→ **What you are asked to do**
Omit pictures and quote the listing below line by line, from its start through the line that holds "const capacityName = 'Curva de capacidad';".
--- START Supplied material ---
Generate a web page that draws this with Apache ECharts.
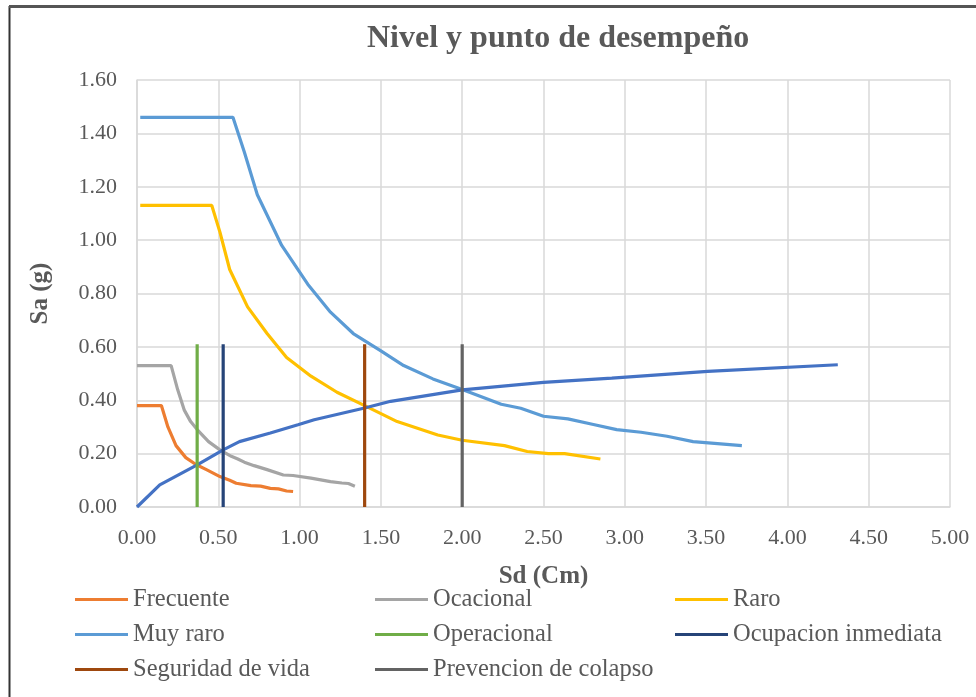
<!DOCTYPE html>
<html>
<head>
<meta charset="utf-8">
<script src="https://cdn.jsdelivr.net/npm/echarts@6/dist/echarts.min.js"></script>
<style>html,body{margin:0;padding:0;background:#fff}#c{width:976px;height:697px}</style>
</head>
<body>
<div id="c"></div>
<script>
const titleText = 'Nivel y punto de desempeño';
const xName = 'Sd (Cm)';
const yName = 'Sa (g)';
const seriesNames = ['Frecuente','Ocacional','Raro','Muy raro','Operacional','Ocupacion inmediata','Seguridad de vida','Prevencion de colapso'];
const capacityName = 'Curva de capacidad';

const frecuente = [[0,0.38],[0.15,0.38],[0.19,0.30],[0.24,0.23],[0.30,0.185],[0.36,0.16],[0.43,0.139],[0.51,0.114],[0.57,0.10],[0.61,0.089],[0.70,0.08],[0.76,0.078],[0.82,0.07],[0.87,0.068],[0.92,0.06],[0.96,0.058]];
const ocacional = [[0,0.53],[0.21,0.53],[0.25,0.44],[0.29,0.364],[0.33,0.32],[0.37,0.29],[0.44,0.245],[0.51,0.214],[0.58,0.19],[0.62,0.18],[0.66,0.168],[0.72,0.155],[0.80,0.14],[0.90,0.12],[0.96,0.118],[1.07,0.108],[1.19,0.095],[1.26,0.09],[1.30,0.088],[1.34,0.078]];
const raro = [[0.02,1.13],[0.46,1.13],[0.51,1.03],[0.57,0.89],[0.68,0.75],[0.80,0.65],[0.92,0.56],[1.07,0.49],[1.23,0.43],[1.40,0.38],[1.60,0.32],[1.85,0.27],[2.00,0.25],[2.26,0.23],[2.40,0.208],[2.53,0.2],[2.63,0.2],[2.85,0.18]];
const muyRaro = [[0.02,1.46],[0.59,1.46],[0.66,1.33],[0.74,1.17],[0.89,0.98],[1.05,0.835],[1.19,0.73],[1.33,0.65],[1.50,0.585],[1.64,0.53],[1.82,0.48],[2.00,0.44],[2.24,0.385],[2.36,0.37],[2.50,0.34],[2.65,0.33],[2.80,0.31],[2.95,0.29],[3.10,0.28],[3.26,0.265],[3.42,0.245],[3.72,0.23]];
const capacidad = [[0,0],[0.14,0.083],[0.37,0.158],[0.53,0.214],[0.63,0.245],[0.82,0.277],[0.99,0.308],[1.09,0.327],[1.40,0.371],[1.56,0.396],[2.00,0.439],[2.50,0.467],[2.92,0.483],[3.51,0.508],[4.31,0.533]];
const operacional = [[0.37,0],[0.37,0.61]];
const ocupacion = [[0.53,0],[0.53,0.61]];
const seguridad = [[1.40,0],[1.40,0.61]];
const prevencion = [[2.00,0],[2.00,0.61]];

const colors = ['#ED7D31','#A5A5A5','#FFC000','#5B9BD5','#70AD47','#264478','#9E480E','#636363'];
const capColor = '#4472C4';
const datasets = [frecuente, ocacional, raro, muyRaro, operacional, ocupacion, seguridad, prevencion];

const FONT = 'Liberation Serif';
const TXT = '#595959';

const series = datasets.map((d, i) => ({
  name: seriesNames[i], type: 'line', data: d, showSymbol: false, symbol: 'none',
  lineStyle: { color: colors[i], width: 3.2 }, itemStyle: { color: colors[i] }, animation: false, z: i >= 4 ? 3 : 2
}));
series.splice(4, 0, {
  name: capacityName, type: 'line', data: capacidad, showSymbol: false, symbol: 'none',
  lineStyle: { color: capColor, width: 3.2 }, itemStyle: { color: capColor }, animation: false, z: 2
});

function legendCol(left, names) {
  return {
    orient: 'vertical', left: left, top: 587, padding: 0, itemWidth: 53, itemHeight: 3, itemGap: 10, icon: 'rect',
    data: names, selectedMode: false,
    textStyle: { fontFamily: FONT, fontSize: 24.5, color: TXT, lineHeight: 24, padding: [0,0,0,0] }
  };
}

const chart = echarts.init(document.getElementById('c'));
chart.setOption({
  animation: false,
  color: colors,
  title: { text: titleText, left: 362, top: 18, textStyle: { fontFamily: FONT, fontSize: 32, fontWeight: 'bold', color: TXT } },
  graphic: [
    { type: 'line', shape: { x1: 9.5, y1: 6, x2: 9.5, y2: 697 }, style: { stroke: '#333', lineWidth: 2 } },
    { type: 'line', shape: { x1: 9, y1: 6.5, x2: 976, y2: 6.5 }, style: { stroke: '#555', lineWidth: 3 } }
  ],
  legend: [
    legendCol(75, [seriesNames[0], seriesNames[3], seriesNames[6]]),
    legendCol(375, [seriesNames[1], seriesNames[4], seriesNames[7]]),
    legendCol(675, [seriesNames[2], seriesNames[5]])
  ],
  grid: { left: 137, right: 26, top: 80, bottom: 190, containLabel: false },
  xAxis: {
    type: 'value', min: 0, max: 5, interval: 0.5,
    name: xName, nameLocation: 'middle', nameGap: 57,
    nameTextStyle: { fontFamily: FONT, fontSize: 25, fontWeight: 'bold', color: TXT },
    axisLine: { show: true, lineStyle: { color: '#D9D9D9', width: 1.5 } },
    axisTick: { show: false },
    axisLabel: { fontFamily: FONT, fontSize: 22, color: TXT, margin: 20, formatter: v => v.toFixed(2) },
    splitLine: { show: true, lineStyle: { color: '#D9D9D9', width: 1.5 } }
  },
  yAxis: {
    type: 'value', min: 0, max: 1.6, interval: 0.2,
    name: yName, nameLocation: 'middle', nameGap: 84,
    nameTextStyle: { fontFamily: FONT, fontSize: 25, fontWeight: 'bold', color: TXT },
    axisLine: { show: true, lineStyle: { color: '#D9D9D9', width: 1.5 } },
    axisTick: { show: false },
    axisLabel: { fontFamily: FONT, fontSize: 22, color: TXT, margin: 20, formatter: v => v.toFixed(2) },
    splitLine: { show: true, lineStyle: { color: '#D9D9D9', width: 1.5 } }
  },
  series: series
});
</script>
</body>
</html>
--- END Supplied material ---
→ **Completed task**
Generate a web page that draws this with Apache ECharts.
<!DOCTYPE html>
<html>
<head>
<meta charset="utf-8">
<script src="https://cdn.jsdelivr.net/npm/echarts@6/dist/echarts.min.js"></script>
<style>html,body{margin:0;padding:0;background:#fff}#c{width:976px;height:697px}</style>
</head>
<body>
<div id="c"></div>
<script>
const titleText = 'Nivel y punto de desempeño';
const xName = 'Sd (Cm)';
const yName = 'Sa (g)';
const seriesNames = ['Frecuente','Ocacional','Raro','Muy raro','Operacional','Ocupacion inmediata','Seguridad de vida','Prevencion de colapso'];
const capacityName = 'Curva de capacidad';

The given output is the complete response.